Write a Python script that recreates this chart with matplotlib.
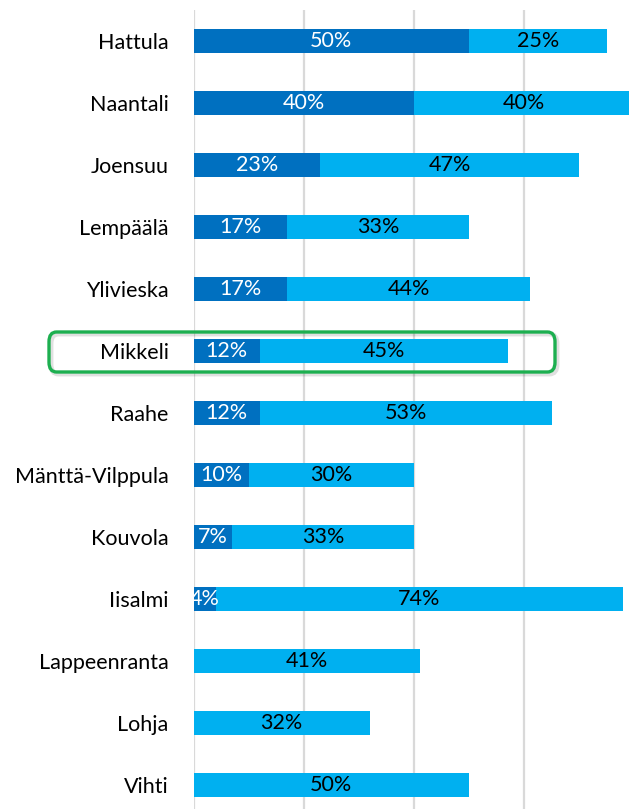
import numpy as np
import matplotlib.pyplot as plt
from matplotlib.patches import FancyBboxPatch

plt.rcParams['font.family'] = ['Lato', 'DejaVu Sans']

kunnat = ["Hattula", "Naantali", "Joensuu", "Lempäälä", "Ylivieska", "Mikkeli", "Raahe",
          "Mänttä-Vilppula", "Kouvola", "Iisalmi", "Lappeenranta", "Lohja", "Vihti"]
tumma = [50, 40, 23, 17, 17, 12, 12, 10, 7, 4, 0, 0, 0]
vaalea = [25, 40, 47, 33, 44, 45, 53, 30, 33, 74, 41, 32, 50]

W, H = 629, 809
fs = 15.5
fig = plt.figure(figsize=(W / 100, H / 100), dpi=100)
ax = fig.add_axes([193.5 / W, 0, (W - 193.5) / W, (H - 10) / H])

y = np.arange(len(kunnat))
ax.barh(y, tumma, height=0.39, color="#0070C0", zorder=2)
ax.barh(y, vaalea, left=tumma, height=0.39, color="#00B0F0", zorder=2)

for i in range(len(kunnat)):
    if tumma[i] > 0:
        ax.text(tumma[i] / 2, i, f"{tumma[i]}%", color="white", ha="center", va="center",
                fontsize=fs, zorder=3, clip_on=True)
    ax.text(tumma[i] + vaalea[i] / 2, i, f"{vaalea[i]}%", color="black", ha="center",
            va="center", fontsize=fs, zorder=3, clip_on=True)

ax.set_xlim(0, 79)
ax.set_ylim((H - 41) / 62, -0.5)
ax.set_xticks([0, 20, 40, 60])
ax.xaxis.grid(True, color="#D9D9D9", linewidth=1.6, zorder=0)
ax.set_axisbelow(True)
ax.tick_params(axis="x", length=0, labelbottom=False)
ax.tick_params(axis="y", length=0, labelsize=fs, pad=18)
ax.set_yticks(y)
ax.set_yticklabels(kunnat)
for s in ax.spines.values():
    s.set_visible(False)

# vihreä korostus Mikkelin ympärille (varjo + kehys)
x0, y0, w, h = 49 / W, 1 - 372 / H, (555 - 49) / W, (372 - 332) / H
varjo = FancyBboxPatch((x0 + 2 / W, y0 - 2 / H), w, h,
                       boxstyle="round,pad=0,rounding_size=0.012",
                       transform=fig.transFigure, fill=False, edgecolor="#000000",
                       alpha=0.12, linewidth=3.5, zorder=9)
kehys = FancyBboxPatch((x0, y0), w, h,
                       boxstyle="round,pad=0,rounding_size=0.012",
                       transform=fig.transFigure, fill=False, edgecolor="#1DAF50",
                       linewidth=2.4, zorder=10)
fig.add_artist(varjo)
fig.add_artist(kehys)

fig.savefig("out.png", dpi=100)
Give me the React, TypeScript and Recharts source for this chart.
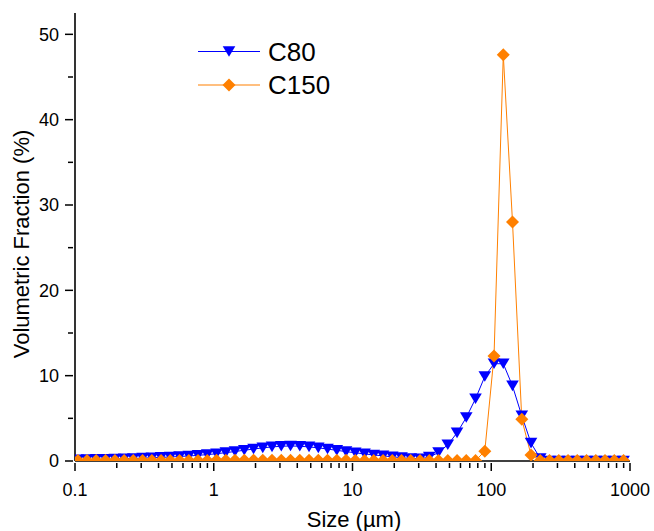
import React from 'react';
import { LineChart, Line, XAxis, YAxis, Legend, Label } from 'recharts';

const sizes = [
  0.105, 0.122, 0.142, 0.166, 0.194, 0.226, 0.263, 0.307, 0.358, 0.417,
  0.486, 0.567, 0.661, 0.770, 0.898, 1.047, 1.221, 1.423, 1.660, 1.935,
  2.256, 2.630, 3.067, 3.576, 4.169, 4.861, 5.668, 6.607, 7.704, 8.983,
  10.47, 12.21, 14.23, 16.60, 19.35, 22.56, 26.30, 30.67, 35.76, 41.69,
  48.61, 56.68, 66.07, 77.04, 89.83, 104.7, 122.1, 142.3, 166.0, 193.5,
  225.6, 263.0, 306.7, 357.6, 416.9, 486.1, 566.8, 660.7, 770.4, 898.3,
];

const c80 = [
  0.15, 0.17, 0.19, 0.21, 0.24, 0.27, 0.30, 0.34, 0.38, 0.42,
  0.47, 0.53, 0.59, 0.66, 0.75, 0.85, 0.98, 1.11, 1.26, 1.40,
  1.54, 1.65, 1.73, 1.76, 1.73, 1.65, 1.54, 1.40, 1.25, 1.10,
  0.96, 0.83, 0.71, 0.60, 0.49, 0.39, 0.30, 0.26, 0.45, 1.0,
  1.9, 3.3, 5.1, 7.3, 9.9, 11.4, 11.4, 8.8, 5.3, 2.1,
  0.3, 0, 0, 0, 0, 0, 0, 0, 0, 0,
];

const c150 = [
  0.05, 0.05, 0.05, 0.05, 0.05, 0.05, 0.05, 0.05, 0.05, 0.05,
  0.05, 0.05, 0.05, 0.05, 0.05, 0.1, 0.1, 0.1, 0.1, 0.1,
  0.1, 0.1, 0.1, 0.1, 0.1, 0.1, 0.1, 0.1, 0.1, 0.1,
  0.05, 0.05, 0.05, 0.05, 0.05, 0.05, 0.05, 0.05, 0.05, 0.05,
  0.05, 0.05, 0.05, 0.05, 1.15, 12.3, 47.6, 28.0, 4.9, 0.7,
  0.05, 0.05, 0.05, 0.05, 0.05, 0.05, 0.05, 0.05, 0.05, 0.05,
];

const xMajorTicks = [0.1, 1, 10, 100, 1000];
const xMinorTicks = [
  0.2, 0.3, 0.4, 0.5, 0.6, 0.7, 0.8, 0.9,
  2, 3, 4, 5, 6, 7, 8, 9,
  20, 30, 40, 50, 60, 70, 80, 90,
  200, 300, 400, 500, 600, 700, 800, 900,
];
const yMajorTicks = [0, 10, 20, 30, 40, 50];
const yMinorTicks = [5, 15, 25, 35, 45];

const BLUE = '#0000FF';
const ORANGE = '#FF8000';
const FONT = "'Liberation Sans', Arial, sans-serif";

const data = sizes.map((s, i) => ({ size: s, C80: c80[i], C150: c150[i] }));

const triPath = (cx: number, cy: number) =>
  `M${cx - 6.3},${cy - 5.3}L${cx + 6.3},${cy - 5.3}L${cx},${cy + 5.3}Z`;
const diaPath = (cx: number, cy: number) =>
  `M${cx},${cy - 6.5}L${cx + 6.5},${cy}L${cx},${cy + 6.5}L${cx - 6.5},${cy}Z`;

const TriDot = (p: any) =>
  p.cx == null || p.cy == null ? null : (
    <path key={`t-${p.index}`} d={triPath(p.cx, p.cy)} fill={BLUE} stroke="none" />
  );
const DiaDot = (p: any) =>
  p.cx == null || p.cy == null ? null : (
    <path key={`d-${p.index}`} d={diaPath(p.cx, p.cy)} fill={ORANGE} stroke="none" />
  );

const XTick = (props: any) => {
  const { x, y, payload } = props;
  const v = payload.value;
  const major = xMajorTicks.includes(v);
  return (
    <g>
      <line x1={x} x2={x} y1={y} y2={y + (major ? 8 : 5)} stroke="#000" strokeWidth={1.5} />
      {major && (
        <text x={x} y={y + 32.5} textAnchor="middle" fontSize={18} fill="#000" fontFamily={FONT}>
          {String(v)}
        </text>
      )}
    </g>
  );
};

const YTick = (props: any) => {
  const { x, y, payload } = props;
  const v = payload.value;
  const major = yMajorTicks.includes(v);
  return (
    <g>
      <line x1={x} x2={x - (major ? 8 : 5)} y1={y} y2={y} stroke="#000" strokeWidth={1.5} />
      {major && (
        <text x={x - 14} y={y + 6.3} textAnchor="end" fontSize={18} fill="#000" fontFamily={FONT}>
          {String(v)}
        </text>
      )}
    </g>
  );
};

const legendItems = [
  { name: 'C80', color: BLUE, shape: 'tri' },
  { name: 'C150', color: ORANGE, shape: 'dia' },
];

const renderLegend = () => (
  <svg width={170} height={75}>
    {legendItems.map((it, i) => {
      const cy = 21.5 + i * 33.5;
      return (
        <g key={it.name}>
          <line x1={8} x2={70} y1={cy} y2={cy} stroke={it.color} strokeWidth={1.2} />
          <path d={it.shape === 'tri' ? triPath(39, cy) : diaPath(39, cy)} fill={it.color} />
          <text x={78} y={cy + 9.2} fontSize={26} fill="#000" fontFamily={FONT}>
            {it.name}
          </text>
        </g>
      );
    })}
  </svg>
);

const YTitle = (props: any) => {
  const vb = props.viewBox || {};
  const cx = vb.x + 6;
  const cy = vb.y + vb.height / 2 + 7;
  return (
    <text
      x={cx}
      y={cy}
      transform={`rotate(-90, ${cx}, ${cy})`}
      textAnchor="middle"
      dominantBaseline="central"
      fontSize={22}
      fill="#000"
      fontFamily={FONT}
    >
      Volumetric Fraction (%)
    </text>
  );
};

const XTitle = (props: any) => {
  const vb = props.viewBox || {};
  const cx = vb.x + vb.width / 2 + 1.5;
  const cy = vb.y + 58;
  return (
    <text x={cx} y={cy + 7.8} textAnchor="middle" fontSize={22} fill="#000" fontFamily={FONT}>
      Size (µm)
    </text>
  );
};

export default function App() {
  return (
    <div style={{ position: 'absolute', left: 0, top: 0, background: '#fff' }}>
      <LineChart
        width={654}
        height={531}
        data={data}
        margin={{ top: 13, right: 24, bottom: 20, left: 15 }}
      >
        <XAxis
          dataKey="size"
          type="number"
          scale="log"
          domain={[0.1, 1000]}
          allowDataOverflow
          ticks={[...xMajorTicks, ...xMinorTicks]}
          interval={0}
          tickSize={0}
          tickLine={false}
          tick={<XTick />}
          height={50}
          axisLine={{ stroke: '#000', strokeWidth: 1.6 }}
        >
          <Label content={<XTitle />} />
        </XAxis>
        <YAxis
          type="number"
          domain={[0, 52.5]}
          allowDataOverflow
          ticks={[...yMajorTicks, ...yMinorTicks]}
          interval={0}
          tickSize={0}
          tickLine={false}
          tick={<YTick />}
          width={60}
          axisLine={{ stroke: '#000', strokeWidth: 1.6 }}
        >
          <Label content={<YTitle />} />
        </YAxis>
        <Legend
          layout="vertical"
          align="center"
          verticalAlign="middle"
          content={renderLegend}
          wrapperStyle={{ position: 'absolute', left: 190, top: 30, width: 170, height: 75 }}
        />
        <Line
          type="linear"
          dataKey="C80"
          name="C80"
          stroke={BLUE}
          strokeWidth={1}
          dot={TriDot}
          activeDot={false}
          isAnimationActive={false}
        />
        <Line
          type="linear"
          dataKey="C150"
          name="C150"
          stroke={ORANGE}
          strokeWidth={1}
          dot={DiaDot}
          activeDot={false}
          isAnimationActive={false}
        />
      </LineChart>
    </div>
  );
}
· · · · · · ·
> Set exercise:
Repeat exactly the lines from the first line of the records above through the line containing "plt.rcParams['font.family'] = ['Lato', 'DejaVu", leaving out the pictures.

> Solution for this problem:
Write a Python script that recreates this chart with matplotlib.
import numpy as np
import matplotlib.pyplot as plt
from matplotlib.patches import FancyBboxPatch

plt.rcParams['font.family'] = ['Lato', 'DejaVu Sans']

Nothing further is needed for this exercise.